-- Begin DATA EXCERPT --
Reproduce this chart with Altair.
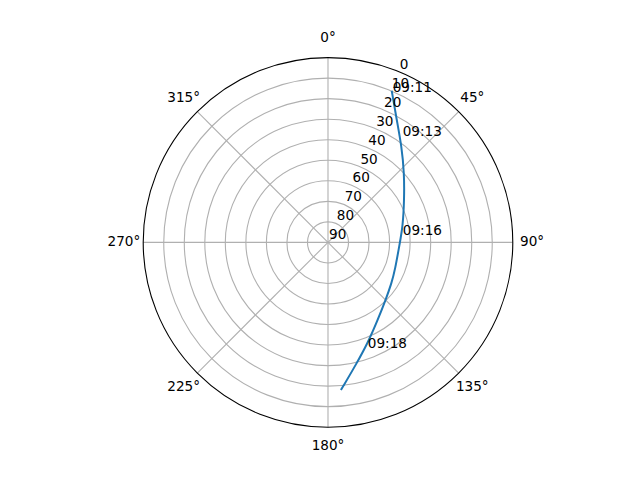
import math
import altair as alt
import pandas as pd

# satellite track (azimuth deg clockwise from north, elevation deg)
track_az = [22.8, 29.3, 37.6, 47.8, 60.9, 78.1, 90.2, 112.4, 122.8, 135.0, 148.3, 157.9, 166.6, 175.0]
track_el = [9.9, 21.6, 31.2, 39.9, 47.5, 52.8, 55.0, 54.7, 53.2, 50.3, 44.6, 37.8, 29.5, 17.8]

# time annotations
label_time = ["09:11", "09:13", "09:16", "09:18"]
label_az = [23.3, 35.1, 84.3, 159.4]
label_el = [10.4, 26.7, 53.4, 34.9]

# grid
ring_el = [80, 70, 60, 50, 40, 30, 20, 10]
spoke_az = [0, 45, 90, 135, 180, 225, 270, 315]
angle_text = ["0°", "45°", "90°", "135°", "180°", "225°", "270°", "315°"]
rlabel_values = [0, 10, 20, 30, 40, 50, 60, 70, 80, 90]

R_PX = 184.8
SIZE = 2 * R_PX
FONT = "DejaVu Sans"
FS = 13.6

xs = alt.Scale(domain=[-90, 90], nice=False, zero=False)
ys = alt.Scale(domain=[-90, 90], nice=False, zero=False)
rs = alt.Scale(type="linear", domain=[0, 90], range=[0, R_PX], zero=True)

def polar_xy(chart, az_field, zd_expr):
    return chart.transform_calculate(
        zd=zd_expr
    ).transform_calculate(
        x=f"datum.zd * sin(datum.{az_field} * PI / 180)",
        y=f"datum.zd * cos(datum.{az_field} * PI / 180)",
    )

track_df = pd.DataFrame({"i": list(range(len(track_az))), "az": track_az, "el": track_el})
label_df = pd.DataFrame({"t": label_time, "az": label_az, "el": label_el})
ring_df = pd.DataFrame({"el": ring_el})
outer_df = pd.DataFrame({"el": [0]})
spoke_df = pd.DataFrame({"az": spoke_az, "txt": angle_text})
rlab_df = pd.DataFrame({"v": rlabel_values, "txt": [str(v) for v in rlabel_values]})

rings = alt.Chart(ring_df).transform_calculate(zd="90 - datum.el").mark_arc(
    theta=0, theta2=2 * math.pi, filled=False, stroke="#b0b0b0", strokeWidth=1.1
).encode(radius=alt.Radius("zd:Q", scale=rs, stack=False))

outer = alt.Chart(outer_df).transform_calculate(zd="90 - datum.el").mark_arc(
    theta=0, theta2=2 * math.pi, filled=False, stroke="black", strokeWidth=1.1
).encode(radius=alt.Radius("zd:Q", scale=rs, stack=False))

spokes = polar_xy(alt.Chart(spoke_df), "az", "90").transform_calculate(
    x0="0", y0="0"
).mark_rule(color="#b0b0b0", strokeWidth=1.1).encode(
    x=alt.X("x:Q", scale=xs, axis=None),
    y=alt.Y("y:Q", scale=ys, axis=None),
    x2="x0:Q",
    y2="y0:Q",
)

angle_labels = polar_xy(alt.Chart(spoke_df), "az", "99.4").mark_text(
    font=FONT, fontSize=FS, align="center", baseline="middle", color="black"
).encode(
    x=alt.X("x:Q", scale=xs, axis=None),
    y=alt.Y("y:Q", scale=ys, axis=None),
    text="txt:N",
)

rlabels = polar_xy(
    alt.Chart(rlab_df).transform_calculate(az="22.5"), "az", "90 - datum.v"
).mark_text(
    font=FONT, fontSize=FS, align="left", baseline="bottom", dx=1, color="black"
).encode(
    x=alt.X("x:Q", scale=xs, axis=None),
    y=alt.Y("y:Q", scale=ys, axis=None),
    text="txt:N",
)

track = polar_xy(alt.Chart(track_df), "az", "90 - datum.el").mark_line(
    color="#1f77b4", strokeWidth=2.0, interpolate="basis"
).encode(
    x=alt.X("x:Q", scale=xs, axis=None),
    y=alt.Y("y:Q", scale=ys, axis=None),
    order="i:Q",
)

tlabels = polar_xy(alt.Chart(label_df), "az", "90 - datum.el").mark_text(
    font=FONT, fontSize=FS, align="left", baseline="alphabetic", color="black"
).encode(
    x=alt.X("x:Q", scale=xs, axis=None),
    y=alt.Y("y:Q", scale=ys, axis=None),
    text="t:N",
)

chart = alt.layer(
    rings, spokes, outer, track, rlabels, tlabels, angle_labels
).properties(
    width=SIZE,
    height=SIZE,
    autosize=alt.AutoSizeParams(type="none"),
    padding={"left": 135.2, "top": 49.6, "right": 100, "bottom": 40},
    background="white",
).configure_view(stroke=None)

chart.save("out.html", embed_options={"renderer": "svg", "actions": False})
-- End DATA EXCERPT --
_PROBLEM DESCRIPTION_
Restate, line by line and word for word, everything from the top of the material through the line that contains "[str(v) for v". Leave pictures out.

_EXPECTED ANSWER_
Reproduce this chart with Altair.
import math
import altair as alt
import pandas as pd

# satellite track (azimuth deg clockwise from north, elevation deg)
track_az = [22.8, 29.3, 37.6, 47.8, 60.9, 78.1, 90.2, 112.4, 122.8, 135.0, 148.3, 157.9, 166.6, 175.0]
track_el = [9.9, 21.6, 31.2, 39.9, 47.5, 52.8, 55.0, 54.7, 53.2, 50.3, 44.6, 37.8, 29.5, 17.8]

# time annotations
label_time = ["09:11", "09:13", "09:16", "09:18"]
label_az = [23.3, 35.1, 84.3, 159.4]
label_el = [10.4, 26.7, 53.4, 34.9]

# grid
ring_el = [80, 70, 60, 50, 40, 30, 20, 10]
spoke_az = [0, 45, 90, 135, 180, 225, 270, 315]
angle_text = ["0°", "45°", "90°", "135°", "180°", "225°", "270°", "315°"]
rlabel_values = [0, 10, 20, 30, 40, 50, 60, 70, 80, 90]

R_PX = 184.8
SIZE = 2 * R_PX
FONT = "DejaVu Sans"
FS = 13.6

xs = alt.Scale(domain=[-90, 90], nice=False, zero=False)
ys = alt.Scale(domain=[-90, 90], nice=False, zero=False)
rs = alt.Scale(type="linear", domain=[0, 90], range=[0, R_PX], zero=True)

def polar_xy(chart, az_field, zd_expr):
    return chart.transform_calculate(
        zd=zd_expr
    ).transform_calculate(
        x=f"datum.zd * sin(datum.{az_field} * PI / 180)",
        y=f"datum.zd * cos(datum.{az_field} * PI / 180)",
    )

track_df = pd.DataFrame({"i": list(range(len(track_az))), "az": track_az, "el": track_el})
label_df = pd.DataFrame({"t": label_time, "az": label_az, "el": label_el})
ring_df = pd.DataFrame({"el": ring_el})
outer_df = pd.DataFrame({"el": [0]})
spoke_df = pd.DataFrame({"az": spoke_az, "txt": angle_text})
rlab_df = pd.DataFrame({"v": rlabel_values, "txt": [str(v) for v in rlabel_values]})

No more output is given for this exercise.